2. Governance/policy goals: This sensor would contribute to the implementation of Peru’s National Policy on Sustainable and Safe Agricultural Production and to efforts to monitor and regulate the use of agricultural pesticides.
3. Potential governance “actions” (AI assistance was used to organize governance concepts)
Governance Action 1: Regulatory Screening Requirement There is insufficient monitoring for banned pesticides. A regulatory approach would require field-level screening using low-cost sensors. This assumes that sensors are reliable for screening purposes. Risks include false positives or, if successful, excessive reliance on sensors instead of laboratory verification.
Governance Action 2: Application of Reasonable Fines Monitoring and enforcement would discourage farmers from using banned pesticides. This would involve continuous deployment of field monitoring and targeted detection in crops more likely to involve banned pesticide use. The approach assumes farmers respond to avoid penalties. Risks include farmers stopping the cultivation of certain crops if they become economically unprofitable.
Governance Action 3: Technical Standardization There is a need to establish standards and validation protocols for pesticide sensors, led by academia, industry, and regulators. This requires testing trials and regulatory approval. It assumes that standardization increases trust and usability. Risks include slowing innovation or concentrating the market around a small number of certified technologies.
4. Score of your governance actions
| Does the option: | Option 1 | Option 2 | Option 3 |
|---|---|---|---|
| Enhance Biosecurity | |||
| • By preventing incidents | 1 | 3 | 2 |
| • By helping respond | 1 | 3 | 2 |
| Foster Lab Safety | |||
| • By preventing incident | 1 | 3 | 2 |
| • By helping respond | 1 | 3 | 2 |
| Protect the environment | |||
| • By preventing incidents | 1 | 3 | 2 |
| • By helping respond | 1 | 3 | 2 |
| Other considerations | |||
| • Minimizing costs and burdens to stakeholders | 3 | 1 | 2 |
| • Feasibility? | 1 | 2 | 3 |
| • Not impede research | 3 | 1 | 2 |
| • Promote constructive applications | 1 | 3 | 2 |
5. Governance Action prioritization and trade offs (AI assistance was used to organize governance concepts)
I would prioritize the regulatory screening requirement using low-cost field sensors as the primary governance action. This option scores highly on feasibility because it builds on existing regulatory structures while expanding monitoring coverage.

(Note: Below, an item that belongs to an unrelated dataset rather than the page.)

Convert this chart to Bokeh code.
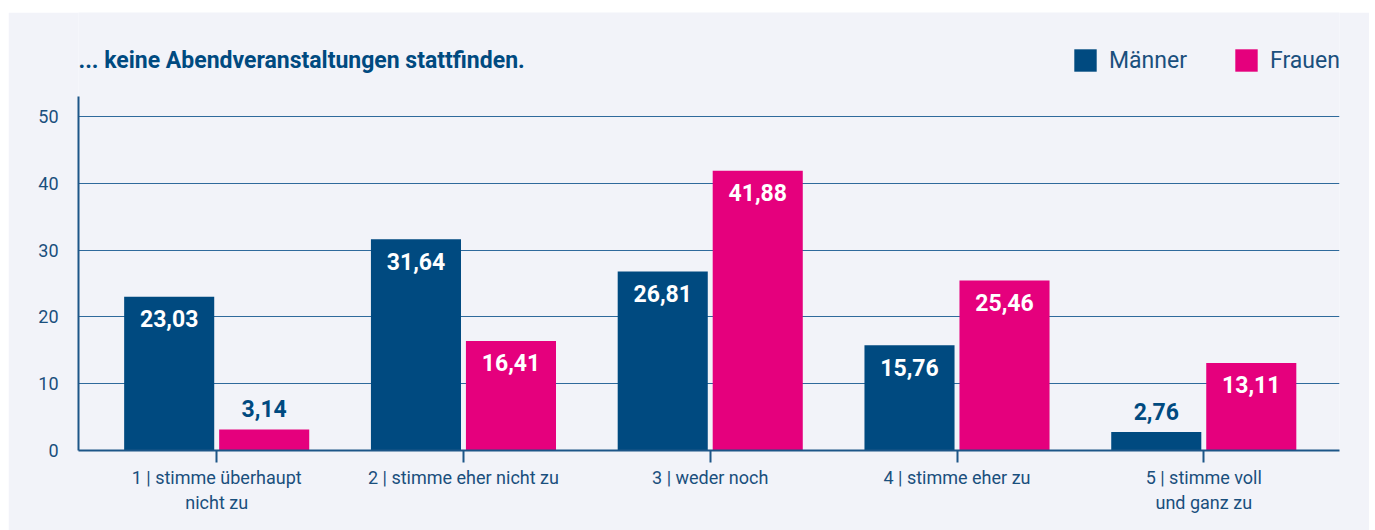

The main trade-off considered is the risk of false positives, which can be mitigated through visual inspection and on-site verification of evidence of banned pesticide use, such as containers or application equipment. This recommendation assumes that sensors are used strictly as a first-line screening tool and that regulators maintain laboratory capacity. This recommendation is directed to national agricultural regulators responsible for pesticide control and food safety.